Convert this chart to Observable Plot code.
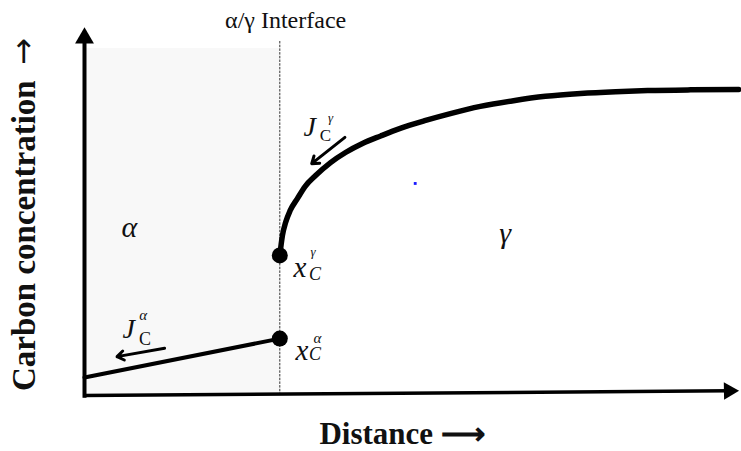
<!DOCTYPE html>
<html>
<head>
<meta charset="utf-8">
<script src="https://cdn.jsdelivr.net/npm/d3@7"></script>
<script src="https://cdn.jsdelivr.net/npm/@observablehq/plot@0.6"></script>
<style>
  html, body { margin: 0; padding: 0; background: #fff; }
  #chart svg { display: block; }
</style>
</head>
<body>
<div id="chart"></div>
<script>
// Schematic carbon profile across an α/γ interface (distance and concentration in arbitrary units, 0–100).
const interfaceX = 30;

// Carbon in ferrite (α): a shallow linear gradient up to the interface.
const alphaDistance = [0, 30];
const alphaCarbon = [5.0, 15.8];

// Carbon in austenite (γ): rises steeply from the interface and levels off.
const gammaDistance = [30, 30.4, 30.9, 31.6, 32.7, 33.9, 35.5, 37.8, 40.1, 42.7, 45.5, 48.5, 52.4, 56.2, 60.8, 65.9, 70.8, 76.2, 81.6, 86.5, 93.1, 100.5];
const gammaCarbon = [38.9, 44.4, 48.1, 51.4, 54.7, 58.1, 61.1, 64.7, 67.5, 70.0, 72.1, 74.2, 76.4, 78.3, 80.3, 81.9, 83.1, 83.9, 84.4, 84.7, 84.9, 85.0];

// Interface compositions x_C^α and x_C^γ.
const interfaceCarbon = [15.8, 38.9];

// Phase regions
const phaseNames = ["α", "γ"];
const phaseLabelX = [6.9, 64.6];
const phaseLabelY = [46.7, 45];

// Flux arrows J_C (pointing down the gradient, towards −x)
const fluxArrows = [
  {x1: 12.3, y1: 13.1, x2: 5.0, y2: 10.8},
  {x1: 40.0, y1: 71.7, x2: 34.9, y2: 64.4}
];

// Symbol labels: base letter, subscript and superscript parts
const symbolParts = [
  {text: "J", x: 6.8, y: 18.6, size: 28, italic: true},
  {text: "α", x: 9.0, y: 22.2, size: 15, italic: true},
  {text: "C", x: 9.3, y: 15.6, size: 18, italic: false},
  {text: "J", x: 34.6, y: 74.7, size: 28, italic: true},
  {text: "γ", x: 37.8, y: 77.2, size: 13, italic: true},
  {text: "C", x: 37.0, y: 72.3, size: 17, italic: false},
  {text: "x", x: 33.1, y: 35.6, size: 29, italic: true},
  {text: "γ", x: 35.1, y: 39.9, size: 13, italic: true},
  {text: "C", x: 35.4, y: 33.6, size: 18, italic: true},
  {text: "x", x: 33.4, y: 12.4, size: 29, italic: true},
  {text: "α", x: 35.8, y: 16.0, size: 15, italic: true},
  {text: "C", x: 35.4, y: 11.4, size: 18, italic: true}
];

const xTitle = "Distance ⟶";
const yTitle = "Carbon concentration";
const yTitleArrow = "→";
const interfaceTitle = "α/γ Interface";

// Axis extents (the x axis rises slightly towards its arrowhead)
const yAxis = {x: 0, y1: -0.6, y2: 99.3};
const xAxis = {x1: -0.2, y1: 0, x2: 99.0, y2: 1.3};

// A stray mark in the γ field
const strayMark = [{x: 50.8, y: 58.9}];

const serif = "'Liberation Serif', 'Times New Roman', serif";

const alphaLine = alphaDistance.map((d, i) => ({x: d, y: alphaCarbon[i]}));
const gammaLine = gammaDistance.map((d, i) => ({x: d, y: gammaCarbon[i]}));
const phases = phaseNames.map((name, i) => ({name, x: phaseLabelX[i], y: phaseLabelY[i]}));

const chart = Plot.plot({
  width: 741,
  height: 451,
  marginLeft: 84,
  marginRight: 6,
  marginTop: 35,
  marginBottom: 56,
  x: {domain: [0, 100], axis: null},
  y: {domain: [0, 100], axis: null},
  style: {background: "#fff", overflow: "visible"},
  marks: [
    // α field shading
    Plot.rectY([{x1: 0, x2: interfaceX, y: 96.4}], {x1: "x1", x2: "x2", y1: 0, y2: "y", fill: "#f8f8f8"}),
    // interface line
    Plot.ruleX([interfaceX], {y1: 0, y2: 98.6, stroke: "#333", strokeWidth: 1, strokeDasharray: "2.5,1.2"}),
    // axes: shafts and filled arrowheads
    Plot.link([yAxis], {x1: "x", y1: "y1", x2: "x", y2: "y2", stroke: "#000", strokeWidth: 4}),
    Plot.link([xAxis], {x1: "x1", y1: "y1", x2: "x2", y2: "y2", stroke: "#000", strokeWidth: 3.5}),
    Plot.dot([yAxis], {x: "x", y: "y2", symbol: "triangle", r: 7, fill: "#000", stroke: "none"}),
    Plot.dot([xAxis], {x: "x2", y: "y2", symbol: "triangle", r: 6.5, rotate: 89, fill: "#000", stroke: "none"}),
    // concentration profiles
    Plot.line(alphaLine, {x: "x", y: "y", stroke: "#000", strokeWidth: 4}),
    Plot.line(gammaLine, {x: "x", y: "y", stroke: "#000", strokeWidth: 5.5, curve: "monotone-x"}),
    Plot.dot(interfaceCarbon, {x: interfaceX, y: d => d, r: 8, fill: "#000", stroke: "none"}),
    // flux arrows
    Plot.arrow(fluxArrows, {x1: "x1", y1: "y1", x2: "x2", y2: "y2", stroke: "#000", strokeWidth: 3, headLength: 4, headAngle: 70}),
    // labels
    Plot.text(phases, {x: "x", y: "y", text: "name", fontSize: 30, fontStyle: "italic", fontFamily: serif, fill: "#111"}),
    Plot.text(symbolParts, {filter: d => d.italic, x: "x", y: "y", text: "text", fontSize: "size", fontStyle: "italic", fontFamily: serif, fill: "#111"}),
    Plot.text(symbolParts, {filter: d => !d.italic, x: "x", y: "y", text: "text", fontSize: "size", fontFamily: serif, fill: "#111"}),
    Plot.text([interfaceTitle], {x: interfaceX + 0.9, y: 104.3, text: d => d, fontSize: 24, fontFamily: serif, fill: "#111"}),
    Plot.text([xTitle], {x: 48.8, y: -10.6, text: d => d, fontSize: 31, fontWeight: "bold", fontFamily: serif, fill: "#111"}),
    Plot.text([yTitle], {x: -9.2, y: 44.4, text: d => d, rotate: -90, fontSize: 33, fontWeight: "bold", fontFamily: serif, fill: "#111"}),
    Plot.text([yTitleArrow], {x: -9.4, y: 95.6, text: d => d, rotate: -90, fontSize: 32, fontFamily: "'DejaVu Sans', sans-serif", fill: "#111"}),
    Plot.dot(strayMark, {x: "x", y: "y", r: 1.6, symbol: "square", fill: "#1a1aff", stroke: "none"})
  ]
});

document.getElementById("chart").append(chart);
</script>
</body>
</html>
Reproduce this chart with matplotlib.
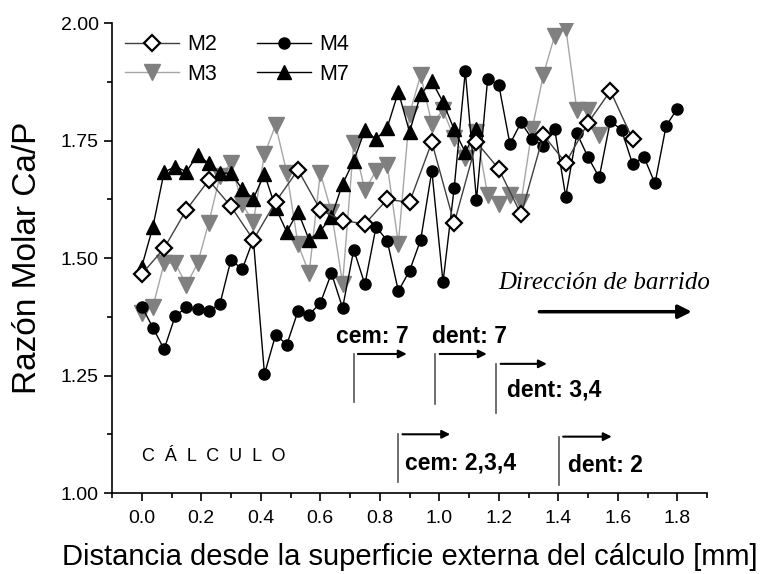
import matplotlib
matplotlib.use('Agg')
from matplotlib import pyplot as plt
from matplotlib.ticker import MultipleLocator, FormatStrFormatter

plt.rcParams['font.family'] = ['Liberation Sans', 'DejaVu Sans']

# distancia de cada punto de medida [mm]
dist = [0.0, 0.0375, 0.075, 0.1125, 0.15, 0.1875, 0.225, 0.2625, 0.3, 0.3375,
        0.375, 0.4125, 0.45, 0.4875, 0.525, 0.5625, 0.6, 0.6375, 0.675, 0.7125,
        0.75, 0.7875, 0.825, 0.8625, 0.9, 0.9375, 0.975, 1.0125, 1.05, 1.0875,
        1.125, 1.1625, 1.2, 1.2375, 1.275, 1.3125, 1.35, 1.3875, 1.425, 1.4625,
        1.5, 1.5375, 1.575, 1.6125, 1.65, 1.6875, 1.725, 1.7625, 1.8]

# razon molar Ca/P por muestra
m2 = [1.466, 1.521, 1.603, 1.666, 1.610, 1.539, 1.620, 1.688, 1.603, 1.580,
      1.573, 1.625, 1.619, 1.747, 1.574, 1.747, 1.690, 1.593, 1.762, 1.703,
      1.788, 1.856, 1.753]
m3 = [1.383, 1.397, 1.489, 1.489, 1.443, 1.489, 1.575, 1.674, 1.702, 1.615,
      1.577, 1.722, 1.783, 1.682, 1.530, 1.468, 1.681, 1.599, 1.446, 1.745,
      1.645, 1.686, 1.698, 1.531, 1.807, 1.890, 1.786, 1.815, 1.756, 1.714,
      1.769, 1.635, 1.616, 1.635, 1.620, 1.776, 1.891, 1.973, 1.991, 1.815,
      1.815, 1.762]
m4 = [1.397, 1.352, 1.306, 1.377, 1.395, 1.391, 1.388, 1.402, 1.497, 1.476,
      1.540, 1.253, 1.337, 1.316, 1.387, 1.380, 1.404, 1.468, 1.394, 1.518,
      1.444, 1.567, 1.537, 1.430, 1.473, 1.539, 1.686, 1.449, 1.649, 1.898,
      1.624, 1.881, 1.869, 1.743, 1.789, 1.753, 1.739, 1.776, 1.631, 1.766,
      1.715, 1.672, 1.792, 1.773, 1.700, 1.716, 1.659, 1.782, 1.818]
m7 = [1.482, 1.567, 1.683, 1.695, 1.684, 1.720, 1.702, 1.681, 1.681, 1.647,
      1.627, 1.679, 1.607, 1.556, 1.599, 1.539, 1.558, 1.588, 1.658, 1.707,
      1.773, 1.753, 1.778, 1.854, 1.769, 1.849, 1.877, 1.832, 1.774, 1.725,
      1.774]

x_m2 = dist[0:45:2]
x_m3 = dist[:len(m3)]
x_m4 = dist[:len(m4)]
x_m7 = dist[:len(m7)]

# limites de cemento / dentina: (etiqueta, x inicio, y flecha, y fin linea, x fin flecha, texto x, texto y)
limites = [
    ('cem: 7', 0.712, 1.296, 1.194, 0.900, 0.652, 1.333),
    ('dent: 7', 0.987, 1.296, 1.190, 1.169, 0.974, 1.333),
    ('dent: 3,4', 1.192, 1.275, 1.170, 1.371, 1.228, 1.219),
    ('cem: 2,3,4', 0.862, 1.125, 1.024, 1.046, 0.884, 1.064),
    ('dent: 2', 1.402, 1.120, 1.018, 1.589, 1.434, 1.058),
]

fig = plt.figure(figsize=(7.61, 5.74), dpi=100)
ax = fig.add_axes([0.1472, 0.1411, 0.7819, 0.8183])

ax.plot(x_m3, m3, '-', color='#a6a6a6', lw=1.0, marker='v', ms=11.5,
        mfc='#808080', mec='#808080', label='M3')
ax.plot(x_m7, m7, '-', color='black', lw=1.0, marker='^', ms=10,
        mfc='black', mec='black', label='M7')
ax.plot(x_m4, m4, '-', color='black', lw=1.0, marker='o', ms=8,
        mfc='black', mec='black', label='M4')
ax.plot(x_m2, m2, '-', color='#404040', lw=1.0, marker='D', ms=8.5,
        mfc='white', mec='black', mew=1.6, label='M2')

ax.set_xlim(-0.1, 1.9)
ax.set_ylim(1.0, 2.0)
ax.xaxis.set_major_locator(MultipleLocator(0.2))
ax.xaxis.set_minor_locator(MultipleLocator(0.1))
ax.xaxis.set_major_formatter(FormatStrFormatter('%.1f'))
ax.yaxis.set_major_locator(MultipleLocator(0.25))
ax.yaxis.set_minor_locator(MultipleLocator(0.125))
ax.yaxis.set_major_formatter(FormatStrFormatter('%.2f'))
ax.tick_params(axis='x', which='major', pad=6)
ax.tick_params(which='major', direction='out', length=6, width=1.2, labelsize=14)
ax.tick_params(which='minor', direction='out', length=3.5, width=1.2)
ax.spines['top'].set_visible(False)
ax.spines['right'].set_visible(False)
ax.spines['left'].set_linewidth(1.2)
ax.spines['bottom'].set_linewidth(1.2)

ax.set_xlabel('Distancia desde la superficie externa del cálculo [mm]', fontsize=21, labelpad=12)
ax.set_ylabel('Razón Molar Ca/P', fontsize=24, labelpad=13)

handles, labels = ax.get_legend_handles_labels()
orden = [labels.index(n) for n in ['M2', 'M3', 'M4', 'M7']]
ax.legend([handles[i] for i in orden], [labels[i] for i in orden], ncol=2,
          loc='upper left', bbox_to_anchor=(0.022, 0.977), frameon=False,
          fontsize=15.5, handlelength=2.5, handletextpad=0.4, columnspacing=1.85,
          labelspacing=0.4, borderpad=0, borderaxespad=0)

# direccion de barrido
ax.text(1.556, 1.447, 'Dirección de barrido', family='Liberation Serif', style='italic',
        fontsize=18, ha='center', va='center')
ax.annotate('', xy=(1.858, 1.386), xytext=(1.327, 1.386),
            arrowprops=dict(arrowstyle='-|>', color='black', lw=2.5, mutation_scale=20))

for nombre, x0, y_flecha, y_fin, x_fin, tx, ty in limites:
    ax.plot([x0, x0], [y_flecha, y_fin], color='#555555', lw=1.2)
    ax.annotate('', xy=(x_fin, y_flecha), xytext=(x0 + 0.005, y_flecha),
                arrowprops=dict(arrowstyle='-|>', color='black', lw=1.5, mutation_scale=12))
    ax.text(tx, ty, nombre, fontsize=16.5, fontweight='bold', ha='left', va='center')

ax.text(0.0, 1.077, 'C  Á  L  C  U  L  O', fontsize=13, ha='left', va='center')

fig.savefig('out.png', dpi=100)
——————————
**Given problem**
Go through the listing above and return every line where the word "chart" occurs.

**Output below**
Convert this chart to Observable Plot code.
  #chart svg { display: block; }
<div id="chart"></div>
const chart = Plot.plot({
document.getElementById("chart").append(chart);
Reproduce this chart with matplotlib.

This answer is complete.